Si tratta di un vero e proprio stupro “concordato” tra il focoso giovanotto e la procace fanciulla per indurre i genitori di costei a dare il consenso forzato al matrimonio “riparatore”. In questo modo si aggiravano tutte le opposizioni dei futuri suoceri (babbo non vuole, mamma nemmeno, come faremo a fare l’amor?…).

Un attimo, lei restava sola perché i suoi erano usciti, apriva l’uscio faceva entrare il suo amato. Si chiudevano all’interno quel tanto che bastava. Quando ritornava la madre, e trovava la porta chiusa, sapendo che la sua figliola era all’interno, faceva la ‘sceneggiata’, urlando e sbraitando. Poi arrivava il padre ed erano minacce, suppliche e trattative.

Alla fine: Meh, japrüte, ca nen ve facjüme njinde = Dai, aprite, che non vi facciamo nulla.

E la faccia e l’onore erano salvi. Così vissero tutti felici e contenti.

Talvolta i poveri ragazzi o per ristrettezza di tempo, o per propria scelta, non riuscivano nemmeno a compiere il fatidico atto sessuale. Il fatto di essere stati sorpresi soli e chiusi all’interno di un’abitazione bastava e avanzava per accusare il giovanotto di aver arrecato disonore alla povera fanciulla…

Altre volte l’azione era incoraggiata dai poverissimi genitori di lei che con questo modo riuscivano a far celebrare il matrimonio alla chetichella, senza alcuna festa, la mattina all’alba, senza abito bianco (indegno di essere indossato dalla ragazza disonorata), e nella sacrestia della Chiesa, con pochissimi invitati e pochissimi pasticcini.

Purtroppo si sono registrati anche casi di stupro vero e proprio.
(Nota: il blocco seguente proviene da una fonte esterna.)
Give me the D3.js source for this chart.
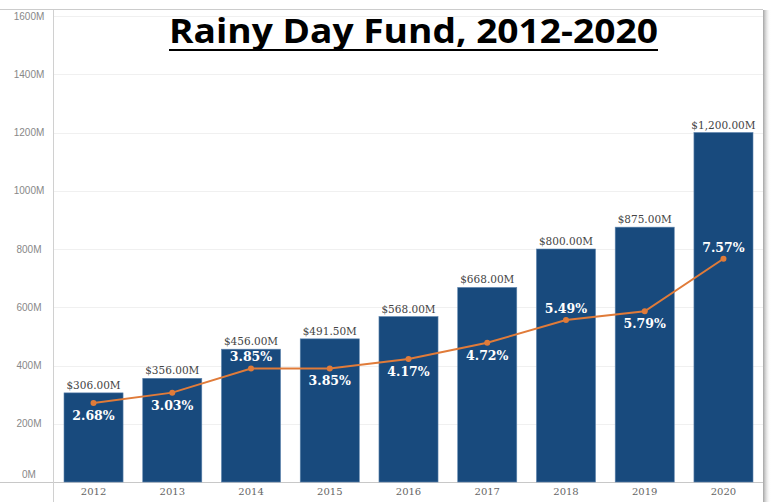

In questo caso il giovanotto aveva una sola alternativa o di finire accoltellato o di accettare il matrimonio. Sposava la poveretta ma la convivenza, basata solo sull’attrazione carnale, era destinata a inaridirsi. E non esisteva il divorzio! Figuratevi la vitaccia di entrambi…

Sembra un romanzo ottocentesco. Vi assicuro che tutto questo accadeva quando io ero ragazzotto, diciamo fino alla fine degli anni ’50. Chiedetelo ai vostri genitori o ai vostri nonni.

Una cosa simile consiste nella fuga dei piccioncini in una casa accogliente, con il pernottamente fuori dalla casa dei genitori di almeno una notte comportava le stesse conseguenze. In questo caso (in siciliano si dice fuitina = scappatina) l’azione dicesi scapparecìnne = fuggirsene, fare la scappatina.

Necöle e Lucjètte ce ne so’ scappéte = Micola e Lucietta hanno fatto una fuga d’amore. Alla lettera: se ne sono scappati (da chi? da coloro che si frapponevano alla loro relazione).